GIVEN EXERCISE - It is required that the lines from the top of the listing through the line with "ax.axis_label_text_color = INK" be reproduced exactly, excluding pictures.
_____
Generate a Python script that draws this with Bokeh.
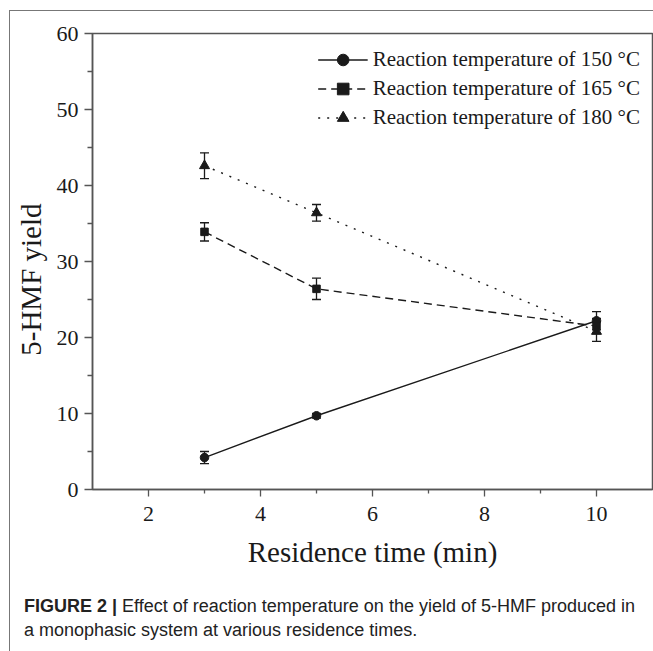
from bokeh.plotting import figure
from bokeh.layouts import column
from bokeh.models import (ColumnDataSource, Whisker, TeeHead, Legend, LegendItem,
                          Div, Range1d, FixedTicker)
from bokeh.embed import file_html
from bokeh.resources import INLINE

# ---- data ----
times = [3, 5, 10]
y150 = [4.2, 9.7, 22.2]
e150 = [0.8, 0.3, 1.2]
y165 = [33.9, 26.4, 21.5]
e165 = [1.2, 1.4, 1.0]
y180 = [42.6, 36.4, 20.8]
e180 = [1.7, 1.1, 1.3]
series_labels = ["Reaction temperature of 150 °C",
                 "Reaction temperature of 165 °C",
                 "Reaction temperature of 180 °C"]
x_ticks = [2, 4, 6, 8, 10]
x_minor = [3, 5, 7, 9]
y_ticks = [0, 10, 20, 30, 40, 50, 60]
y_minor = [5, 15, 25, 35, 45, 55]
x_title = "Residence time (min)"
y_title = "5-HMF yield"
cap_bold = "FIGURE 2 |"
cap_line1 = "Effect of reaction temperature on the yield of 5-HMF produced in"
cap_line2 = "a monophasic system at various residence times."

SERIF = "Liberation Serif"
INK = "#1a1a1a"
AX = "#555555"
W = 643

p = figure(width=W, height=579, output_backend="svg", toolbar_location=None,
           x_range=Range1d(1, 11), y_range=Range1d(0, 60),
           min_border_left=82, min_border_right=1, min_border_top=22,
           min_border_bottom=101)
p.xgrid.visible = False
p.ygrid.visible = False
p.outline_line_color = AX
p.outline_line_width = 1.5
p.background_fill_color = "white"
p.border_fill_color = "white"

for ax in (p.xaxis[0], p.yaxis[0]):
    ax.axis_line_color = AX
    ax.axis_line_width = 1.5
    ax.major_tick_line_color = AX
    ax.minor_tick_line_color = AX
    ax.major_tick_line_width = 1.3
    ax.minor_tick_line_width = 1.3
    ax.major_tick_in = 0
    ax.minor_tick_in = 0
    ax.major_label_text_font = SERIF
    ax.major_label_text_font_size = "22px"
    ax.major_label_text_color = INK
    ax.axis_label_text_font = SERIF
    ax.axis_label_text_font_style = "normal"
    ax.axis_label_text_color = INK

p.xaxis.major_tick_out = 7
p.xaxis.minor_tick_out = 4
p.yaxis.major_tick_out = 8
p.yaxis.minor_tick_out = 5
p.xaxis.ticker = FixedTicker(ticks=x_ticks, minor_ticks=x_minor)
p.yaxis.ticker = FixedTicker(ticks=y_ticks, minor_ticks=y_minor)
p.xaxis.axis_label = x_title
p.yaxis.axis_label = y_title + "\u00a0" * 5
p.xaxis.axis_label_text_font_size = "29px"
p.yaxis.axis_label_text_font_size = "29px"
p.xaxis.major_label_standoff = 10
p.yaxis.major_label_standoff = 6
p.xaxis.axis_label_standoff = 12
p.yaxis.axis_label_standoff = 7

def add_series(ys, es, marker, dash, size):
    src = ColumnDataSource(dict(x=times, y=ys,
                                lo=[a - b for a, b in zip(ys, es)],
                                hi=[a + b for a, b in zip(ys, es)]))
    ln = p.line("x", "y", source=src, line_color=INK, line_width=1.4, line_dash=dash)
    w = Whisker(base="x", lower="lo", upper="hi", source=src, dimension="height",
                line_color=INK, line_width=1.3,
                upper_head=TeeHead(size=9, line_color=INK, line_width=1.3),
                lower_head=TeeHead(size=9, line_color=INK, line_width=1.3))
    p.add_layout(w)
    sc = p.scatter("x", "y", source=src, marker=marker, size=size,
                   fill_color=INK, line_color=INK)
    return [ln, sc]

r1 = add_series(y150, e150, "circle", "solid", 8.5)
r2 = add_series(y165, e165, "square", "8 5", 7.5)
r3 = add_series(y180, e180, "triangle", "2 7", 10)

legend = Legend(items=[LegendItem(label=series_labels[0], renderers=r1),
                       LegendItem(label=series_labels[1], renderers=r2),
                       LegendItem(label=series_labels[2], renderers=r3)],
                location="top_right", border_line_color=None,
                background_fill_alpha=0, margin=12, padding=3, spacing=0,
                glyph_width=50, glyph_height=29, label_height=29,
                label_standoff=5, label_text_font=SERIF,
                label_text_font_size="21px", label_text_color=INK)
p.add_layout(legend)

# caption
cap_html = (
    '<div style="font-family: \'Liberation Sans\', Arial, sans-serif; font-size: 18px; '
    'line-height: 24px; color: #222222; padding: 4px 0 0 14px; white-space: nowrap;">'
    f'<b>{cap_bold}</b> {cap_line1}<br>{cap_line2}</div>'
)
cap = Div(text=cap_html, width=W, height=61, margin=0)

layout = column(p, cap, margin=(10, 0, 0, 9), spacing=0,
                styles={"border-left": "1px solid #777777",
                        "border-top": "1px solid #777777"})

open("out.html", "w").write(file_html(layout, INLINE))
_____
SOLUTION TO THIS PROBLEM -
Generate a Python script that draws this with Bokeh.
from bokeh.plotting import figure
from bokeh.layouts import column
from bokeh.models import (ColumnDataSource, Whisker, TeeHead, Legend, LegendItem,
                          Div, Range1d, FixedTicker)
from bokeh.embed import file_html
from bokeh.resources import INLINE

# ---- data ----
times = [3, 5, 10]
y150 = [4.2, 9.7, 22.2]
e150 = [0.8, 0.3, 1.2]
y165 = [33.9, 26.4, 21.5]
e165 = [1.2, 1.4, 1.0]
y180 = [42.6, 36.4, 20.8]
e180 = [1.7, 1.1, 1.3]
series_labels = ["Reaction temperature of 150 °C",
                 "Reaction temperature of 165 °C",
                 "Reaction temperature of 180 °C"]
x_ticks = [2, 4, 6, 8, 10]
x_minor = [3, 5, 7, 9]
y_ticks = [0, 10, 20, 30, 40, 50, 60]
y_minor = [5, 15, 25, 35, 45, 55]
x_title = "Residence time (min)"
y_title = "5-HMF yield"
cap_bold = "FIGURE 2 |"
cap_line1 = "Effect of reaction temperature on the yield of 5-HMF produced in"
cap_line2 = "a monophasic system at various residence times."

SERIF = "Liberation Serif"
INK = "#1a1a1a"
AX = "#555555"
W = 643

p = figure(width=W, height=579, output_backend="svg", toolbar_location=None,
           x_range=Range1d(1, 11), y_range=Range1d(0, 60),
           min_border_left=82, min_border_right=1, min_border_top=22,
           min_border_bottom=101)
p.xgrid.visible = False
p.ygrid.visible = False
p.outline_line_color = AX
p.outline_line_width = 1.5
p.background_fill_color = "white"
p.border_fill_color = "white"

for ax in (p.xaxis[0], p.yaxis[0]):
    ax.axis_line_color = AX
    ax.axis_line_width = 1.5
    ax.major_tick_line_color = AX
    ax.minor_tick_line_color = AX
    ax.major_tick_line_width = 1.3
    ax.minor_tick_line_width = 1.3
    ax.major_tick_in = 0
    ax.minor_tick_in = 0
    ax.major_label_text_font = SERIF
    ax.major_label_text_font_size = "22px"
    ax.major_label_text_color = INK
    ax.axis_label_text_font = SERIF
    ax.axis_label_text_font_style = "normal"
    ax.axis_label_text_color = INK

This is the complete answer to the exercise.